• _WRITTEN REQUEST_:
Check every line of the material below for the string "chart", and return the ones that have it.

• _EXTRACTED INFORMATION_:
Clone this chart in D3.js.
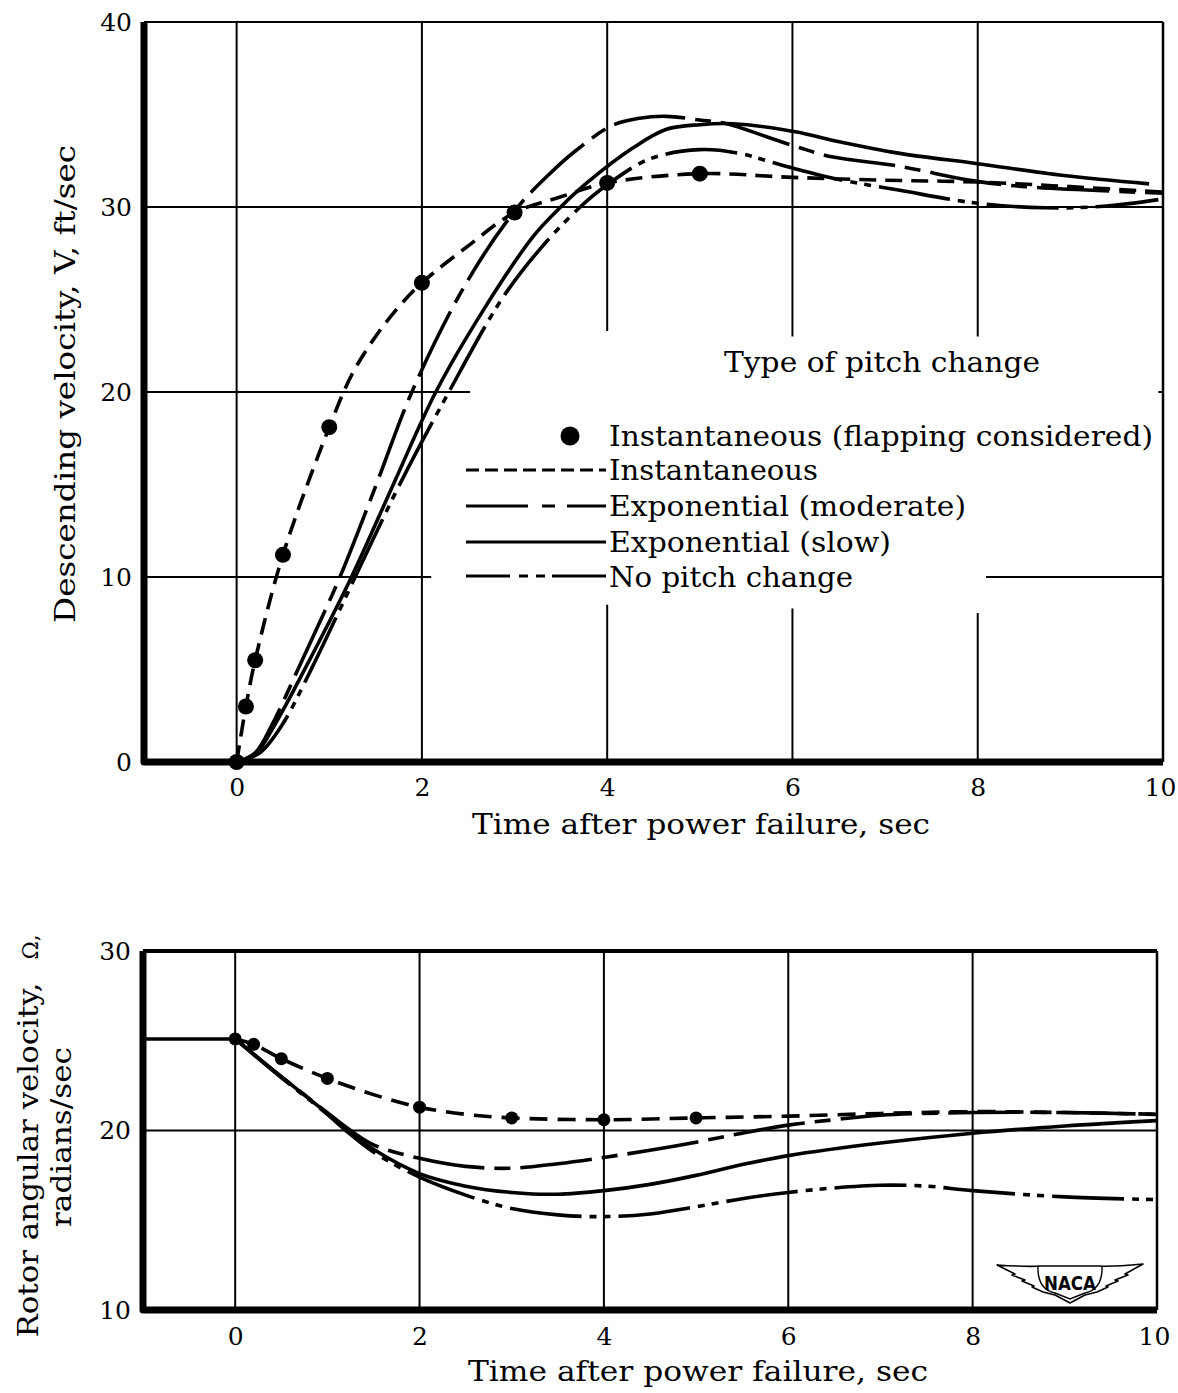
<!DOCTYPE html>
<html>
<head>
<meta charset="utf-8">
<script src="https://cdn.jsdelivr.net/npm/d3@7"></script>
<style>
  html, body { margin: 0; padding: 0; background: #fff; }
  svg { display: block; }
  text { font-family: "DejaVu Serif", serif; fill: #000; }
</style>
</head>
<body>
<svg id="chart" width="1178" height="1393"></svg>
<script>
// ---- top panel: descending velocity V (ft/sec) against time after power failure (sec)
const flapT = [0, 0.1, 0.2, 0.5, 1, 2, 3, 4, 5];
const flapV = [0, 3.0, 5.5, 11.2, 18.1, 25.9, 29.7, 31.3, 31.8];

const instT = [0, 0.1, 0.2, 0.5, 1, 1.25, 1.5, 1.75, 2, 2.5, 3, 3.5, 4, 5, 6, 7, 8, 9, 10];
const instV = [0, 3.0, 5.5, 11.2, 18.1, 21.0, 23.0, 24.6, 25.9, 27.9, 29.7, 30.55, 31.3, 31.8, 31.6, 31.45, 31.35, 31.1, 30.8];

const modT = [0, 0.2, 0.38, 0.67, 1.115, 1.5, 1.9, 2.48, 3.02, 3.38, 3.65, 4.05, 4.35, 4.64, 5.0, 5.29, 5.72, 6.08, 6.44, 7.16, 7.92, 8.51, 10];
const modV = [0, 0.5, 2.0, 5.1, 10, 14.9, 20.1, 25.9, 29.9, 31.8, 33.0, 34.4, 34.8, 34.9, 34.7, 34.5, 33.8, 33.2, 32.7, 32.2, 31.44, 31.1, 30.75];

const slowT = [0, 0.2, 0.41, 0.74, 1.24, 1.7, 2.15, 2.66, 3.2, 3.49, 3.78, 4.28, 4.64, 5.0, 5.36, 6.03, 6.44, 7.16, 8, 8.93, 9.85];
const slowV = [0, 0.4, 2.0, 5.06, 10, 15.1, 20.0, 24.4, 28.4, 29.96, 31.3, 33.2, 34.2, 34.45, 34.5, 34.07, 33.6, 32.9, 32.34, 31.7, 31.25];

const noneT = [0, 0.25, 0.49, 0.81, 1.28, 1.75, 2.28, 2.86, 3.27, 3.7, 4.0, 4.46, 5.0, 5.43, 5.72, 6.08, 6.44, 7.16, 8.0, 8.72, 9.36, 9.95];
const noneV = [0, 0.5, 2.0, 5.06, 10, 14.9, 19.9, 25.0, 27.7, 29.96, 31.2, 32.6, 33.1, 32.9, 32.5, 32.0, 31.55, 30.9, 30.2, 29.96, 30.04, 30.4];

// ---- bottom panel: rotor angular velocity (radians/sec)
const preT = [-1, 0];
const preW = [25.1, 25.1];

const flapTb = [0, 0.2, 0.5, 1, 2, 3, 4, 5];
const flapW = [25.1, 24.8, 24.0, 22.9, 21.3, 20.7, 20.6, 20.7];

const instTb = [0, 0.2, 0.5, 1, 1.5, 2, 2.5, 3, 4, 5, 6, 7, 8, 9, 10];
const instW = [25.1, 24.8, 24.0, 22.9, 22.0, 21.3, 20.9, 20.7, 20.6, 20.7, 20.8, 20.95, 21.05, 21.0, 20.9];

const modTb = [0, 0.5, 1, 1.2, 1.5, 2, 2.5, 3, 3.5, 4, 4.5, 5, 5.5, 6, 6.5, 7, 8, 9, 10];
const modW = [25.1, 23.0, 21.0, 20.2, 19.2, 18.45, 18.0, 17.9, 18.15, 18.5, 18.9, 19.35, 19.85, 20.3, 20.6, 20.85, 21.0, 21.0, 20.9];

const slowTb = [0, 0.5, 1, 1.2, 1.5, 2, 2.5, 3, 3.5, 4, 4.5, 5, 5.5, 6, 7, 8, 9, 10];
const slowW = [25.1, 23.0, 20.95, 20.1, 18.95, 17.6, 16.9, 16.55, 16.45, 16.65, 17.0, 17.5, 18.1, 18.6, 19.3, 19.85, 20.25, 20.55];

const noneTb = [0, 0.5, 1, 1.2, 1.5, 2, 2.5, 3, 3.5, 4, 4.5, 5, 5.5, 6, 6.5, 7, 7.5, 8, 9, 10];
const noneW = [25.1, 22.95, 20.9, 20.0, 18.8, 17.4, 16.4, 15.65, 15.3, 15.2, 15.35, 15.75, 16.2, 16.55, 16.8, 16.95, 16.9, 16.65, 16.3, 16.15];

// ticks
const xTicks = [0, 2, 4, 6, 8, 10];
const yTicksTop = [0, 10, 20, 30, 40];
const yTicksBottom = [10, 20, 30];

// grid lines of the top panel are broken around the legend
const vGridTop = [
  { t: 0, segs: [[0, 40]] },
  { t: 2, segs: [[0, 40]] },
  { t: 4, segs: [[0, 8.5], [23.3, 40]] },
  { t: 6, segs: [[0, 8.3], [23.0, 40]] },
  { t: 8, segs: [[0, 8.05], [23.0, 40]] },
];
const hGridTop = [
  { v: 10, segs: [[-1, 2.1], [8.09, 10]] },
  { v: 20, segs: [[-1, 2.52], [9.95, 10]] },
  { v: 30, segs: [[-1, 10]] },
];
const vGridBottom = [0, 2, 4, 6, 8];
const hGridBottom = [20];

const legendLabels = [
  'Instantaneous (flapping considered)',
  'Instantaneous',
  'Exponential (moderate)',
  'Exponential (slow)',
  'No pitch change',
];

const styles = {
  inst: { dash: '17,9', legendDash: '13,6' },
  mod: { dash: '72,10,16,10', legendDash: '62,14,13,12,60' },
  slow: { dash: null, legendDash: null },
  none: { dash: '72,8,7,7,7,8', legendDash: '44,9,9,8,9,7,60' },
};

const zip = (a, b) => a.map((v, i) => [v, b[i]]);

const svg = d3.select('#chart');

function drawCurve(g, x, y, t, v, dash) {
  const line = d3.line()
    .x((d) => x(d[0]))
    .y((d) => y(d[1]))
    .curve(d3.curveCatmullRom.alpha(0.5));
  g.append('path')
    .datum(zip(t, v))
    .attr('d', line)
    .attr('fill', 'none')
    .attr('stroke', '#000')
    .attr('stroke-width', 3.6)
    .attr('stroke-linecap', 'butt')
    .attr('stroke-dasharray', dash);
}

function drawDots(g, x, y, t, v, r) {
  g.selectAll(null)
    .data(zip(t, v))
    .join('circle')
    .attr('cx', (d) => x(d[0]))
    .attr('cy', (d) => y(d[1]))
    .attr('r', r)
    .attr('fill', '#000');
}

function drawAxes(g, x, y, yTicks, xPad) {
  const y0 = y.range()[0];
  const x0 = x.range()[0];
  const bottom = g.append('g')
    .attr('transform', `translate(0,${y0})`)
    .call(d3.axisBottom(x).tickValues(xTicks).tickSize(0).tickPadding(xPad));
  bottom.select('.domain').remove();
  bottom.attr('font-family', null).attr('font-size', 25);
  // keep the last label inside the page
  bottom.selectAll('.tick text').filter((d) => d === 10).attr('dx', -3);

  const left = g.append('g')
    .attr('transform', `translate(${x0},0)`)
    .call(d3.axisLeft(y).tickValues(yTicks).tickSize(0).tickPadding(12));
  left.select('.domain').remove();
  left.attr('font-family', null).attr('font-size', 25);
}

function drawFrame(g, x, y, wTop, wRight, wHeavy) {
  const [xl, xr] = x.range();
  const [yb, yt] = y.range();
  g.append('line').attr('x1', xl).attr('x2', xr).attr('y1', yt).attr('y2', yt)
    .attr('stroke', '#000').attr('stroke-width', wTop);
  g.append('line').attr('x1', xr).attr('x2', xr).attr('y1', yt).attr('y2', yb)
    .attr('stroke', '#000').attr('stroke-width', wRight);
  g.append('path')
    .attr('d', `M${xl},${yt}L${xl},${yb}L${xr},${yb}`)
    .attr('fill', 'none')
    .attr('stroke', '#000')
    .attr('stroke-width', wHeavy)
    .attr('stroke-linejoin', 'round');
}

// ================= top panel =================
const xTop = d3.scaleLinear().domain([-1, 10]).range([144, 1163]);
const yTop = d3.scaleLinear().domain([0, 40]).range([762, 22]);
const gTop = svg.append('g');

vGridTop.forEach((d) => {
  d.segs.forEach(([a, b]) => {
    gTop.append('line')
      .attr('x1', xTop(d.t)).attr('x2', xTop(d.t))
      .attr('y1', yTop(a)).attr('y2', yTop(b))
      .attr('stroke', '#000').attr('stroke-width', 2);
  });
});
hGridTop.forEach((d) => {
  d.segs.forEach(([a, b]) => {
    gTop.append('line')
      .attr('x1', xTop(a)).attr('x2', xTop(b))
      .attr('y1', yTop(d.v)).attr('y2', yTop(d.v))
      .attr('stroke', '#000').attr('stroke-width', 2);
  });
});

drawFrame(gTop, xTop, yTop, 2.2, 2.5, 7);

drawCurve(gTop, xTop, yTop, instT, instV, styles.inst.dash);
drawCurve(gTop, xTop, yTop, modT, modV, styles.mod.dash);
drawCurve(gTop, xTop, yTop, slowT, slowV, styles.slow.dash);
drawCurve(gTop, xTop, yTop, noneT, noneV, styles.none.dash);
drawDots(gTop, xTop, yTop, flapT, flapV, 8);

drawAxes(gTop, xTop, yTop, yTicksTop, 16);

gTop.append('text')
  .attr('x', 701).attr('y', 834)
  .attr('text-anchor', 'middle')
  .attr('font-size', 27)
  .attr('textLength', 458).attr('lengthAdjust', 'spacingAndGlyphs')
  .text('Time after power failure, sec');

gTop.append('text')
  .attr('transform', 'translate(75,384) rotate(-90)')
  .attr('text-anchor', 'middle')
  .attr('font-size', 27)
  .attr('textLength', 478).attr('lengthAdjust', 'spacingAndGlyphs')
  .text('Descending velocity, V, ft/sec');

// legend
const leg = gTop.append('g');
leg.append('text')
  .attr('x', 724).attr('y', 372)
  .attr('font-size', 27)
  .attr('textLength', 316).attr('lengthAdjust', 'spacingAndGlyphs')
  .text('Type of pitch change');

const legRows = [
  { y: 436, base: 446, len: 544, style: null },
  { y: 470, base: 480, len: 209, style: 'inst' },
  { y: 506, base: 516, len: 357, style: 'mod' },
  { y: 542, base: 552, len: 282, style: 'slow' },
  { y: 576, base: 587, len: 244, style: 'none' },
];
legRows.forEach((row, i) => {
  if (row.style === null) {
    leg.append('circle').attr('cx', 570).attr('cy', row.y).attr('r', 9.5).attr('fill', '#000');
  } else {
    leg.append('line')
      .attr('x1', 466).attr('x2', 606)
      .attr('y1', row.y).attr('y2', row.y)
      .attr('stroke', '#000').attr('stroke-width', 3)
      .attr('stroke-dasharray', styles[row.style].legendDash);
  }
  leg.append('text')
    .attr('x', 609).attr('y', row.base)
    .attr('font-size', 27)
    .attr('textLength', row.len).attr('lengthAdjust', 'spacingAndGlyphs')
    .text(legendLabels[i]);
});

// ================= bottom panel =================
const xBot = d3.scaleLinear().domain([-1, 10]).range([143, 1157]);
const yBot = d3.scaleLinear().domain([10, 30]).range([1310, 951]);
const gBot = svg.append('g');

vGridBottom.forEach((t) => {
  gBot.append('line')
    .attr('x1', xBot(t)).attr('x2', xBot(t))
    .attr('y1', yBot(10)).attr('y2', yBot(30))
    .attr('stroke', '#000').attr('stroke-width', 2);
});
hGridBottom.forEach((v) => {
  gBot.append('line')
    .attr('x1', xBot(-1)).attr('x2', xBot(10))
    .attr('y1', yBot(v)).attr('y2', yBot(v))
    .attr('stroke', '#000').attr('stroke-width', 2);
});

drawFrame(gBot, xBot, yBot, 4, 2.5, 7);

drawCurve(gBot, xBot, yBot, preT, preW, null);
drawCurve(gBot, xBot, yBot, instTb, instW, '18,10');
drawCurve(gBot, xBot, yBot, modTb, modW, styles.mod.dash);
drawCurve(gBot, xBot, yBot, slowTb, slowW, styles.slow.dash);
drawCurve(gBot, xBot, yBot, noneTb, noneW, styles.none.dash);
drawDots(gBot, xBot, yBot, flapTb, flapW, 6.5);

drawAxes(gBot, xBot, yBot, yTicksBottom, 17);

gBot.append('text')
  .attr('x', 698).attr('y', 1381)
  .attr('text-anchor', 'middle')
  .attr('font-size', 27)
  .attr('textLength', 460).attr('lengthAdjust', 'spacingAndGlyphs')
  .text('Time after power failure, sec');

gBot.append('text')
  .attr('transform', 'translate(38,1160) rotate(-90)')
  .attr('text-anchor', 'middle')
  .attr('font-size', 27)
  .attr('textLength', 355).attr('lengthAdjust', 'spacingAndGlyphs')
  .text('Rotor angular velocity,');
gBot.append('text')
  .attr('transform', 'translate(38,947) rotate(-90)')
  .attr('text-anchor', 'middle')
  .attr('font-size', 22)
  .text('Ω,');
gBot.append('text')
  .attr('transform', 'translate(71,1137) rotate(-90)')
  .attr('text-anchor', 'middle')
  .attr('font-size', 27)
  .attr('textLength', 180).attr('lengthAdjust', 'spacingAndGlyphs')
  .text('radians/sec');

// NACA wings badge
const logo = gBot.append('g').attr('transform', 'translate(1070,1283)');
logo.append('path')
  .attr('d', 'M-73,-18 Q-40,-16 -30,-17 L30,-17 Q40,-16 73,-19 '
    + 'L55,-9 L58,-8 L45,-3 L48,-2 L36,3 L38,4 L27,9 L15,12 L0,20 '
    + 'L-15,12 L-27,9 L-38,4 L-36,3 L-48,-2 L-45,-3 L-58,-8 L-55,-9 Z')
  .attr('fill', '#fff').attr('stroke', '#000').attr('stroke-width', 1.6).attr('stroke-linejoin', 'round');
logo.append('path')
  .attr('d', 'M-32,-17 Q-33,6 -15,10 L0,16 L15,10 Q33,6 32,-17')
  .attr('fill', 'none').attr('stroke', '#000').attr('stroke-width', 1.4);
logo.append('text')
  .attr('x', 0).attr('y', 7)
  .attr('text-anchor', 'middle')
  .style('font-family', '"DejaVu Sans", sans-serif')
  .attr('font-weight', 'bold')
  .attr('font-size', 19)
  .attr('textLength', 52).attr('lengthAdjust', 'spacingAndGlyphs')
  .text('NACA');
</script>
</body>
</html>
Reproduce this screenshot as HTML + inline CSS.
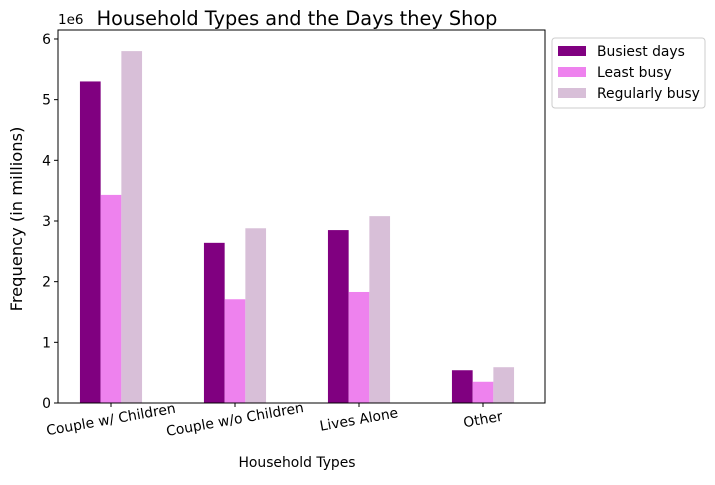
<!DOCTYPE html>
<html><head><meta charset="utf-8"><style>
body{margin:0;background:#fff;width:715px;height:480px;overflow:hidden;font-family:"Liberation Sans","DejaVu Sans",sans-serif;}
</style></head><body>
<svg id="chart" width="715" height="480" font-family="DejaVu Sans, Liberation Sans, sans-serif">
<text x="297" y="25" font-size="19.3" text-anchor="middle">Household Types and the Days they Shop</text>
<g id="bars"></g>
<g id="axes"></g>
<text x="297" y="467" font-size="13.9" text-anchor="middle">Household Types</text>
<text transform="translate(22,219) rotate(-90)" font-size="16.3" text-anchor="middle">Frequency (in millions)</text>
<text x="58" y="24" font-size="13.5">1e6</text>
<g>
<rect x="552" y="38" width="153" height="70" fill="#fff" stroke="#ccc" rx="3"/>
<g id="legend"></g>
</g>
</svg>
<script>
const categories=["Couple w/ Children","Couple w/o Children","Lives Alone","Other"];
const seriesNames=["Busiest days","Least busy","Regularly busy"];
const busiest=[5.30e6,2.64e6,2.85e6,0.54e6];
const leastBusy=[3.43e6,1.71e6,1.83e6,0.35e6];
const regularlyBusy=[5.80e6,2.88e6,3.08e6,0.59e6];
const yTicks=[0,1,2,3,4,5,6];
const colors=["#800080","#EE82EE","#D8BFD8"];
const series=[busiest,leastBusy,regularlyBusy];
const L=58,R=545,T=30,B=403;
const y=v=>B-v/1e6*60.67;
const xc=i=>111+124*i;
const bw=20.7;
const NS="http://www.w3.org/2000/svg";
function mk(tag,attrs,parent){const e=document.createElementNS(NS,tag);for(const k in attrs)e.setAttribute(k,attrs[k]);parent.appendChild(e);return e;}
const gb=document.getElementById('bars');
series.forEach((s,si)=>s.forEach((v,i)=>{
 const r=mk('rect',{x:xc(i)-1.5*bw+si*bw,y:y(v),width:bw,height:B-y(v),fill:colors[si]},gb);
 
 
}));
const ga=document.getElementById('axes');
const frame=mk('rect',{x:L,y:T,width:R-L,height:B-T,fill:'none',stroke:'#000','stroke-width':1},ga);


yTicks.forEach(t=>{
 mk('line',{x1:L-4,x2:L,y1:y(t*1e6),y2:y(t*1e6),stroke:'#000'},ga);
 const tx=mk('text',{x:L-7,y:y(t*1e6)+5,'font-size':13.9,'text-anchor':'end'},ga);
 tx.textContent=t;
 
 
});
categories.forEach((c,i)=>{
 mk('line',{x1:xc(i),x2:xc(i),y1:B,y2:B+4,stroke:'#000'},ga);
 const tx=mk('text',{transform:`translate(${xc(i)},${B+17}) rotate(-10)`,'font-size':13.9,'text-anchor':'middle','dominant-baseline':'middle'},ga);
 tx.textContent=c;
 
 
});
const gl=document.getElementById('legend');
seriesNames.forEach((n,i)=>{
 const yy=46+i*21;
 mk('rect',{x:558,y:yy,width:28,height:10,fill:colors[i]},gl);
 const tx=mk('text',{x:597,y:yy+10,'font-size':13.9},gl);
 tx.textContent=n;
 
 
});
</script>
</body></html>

• _EXERCISE OUTPUT_:
Clone this chart in D3.js.
<svg id="chart" width="1178" height="1393"></svg>
const svg = d3.select('#chart');
<svg id="chart" width="715" height="480" font-family="DejaVu Sans, Liberation Sans, sans-serif">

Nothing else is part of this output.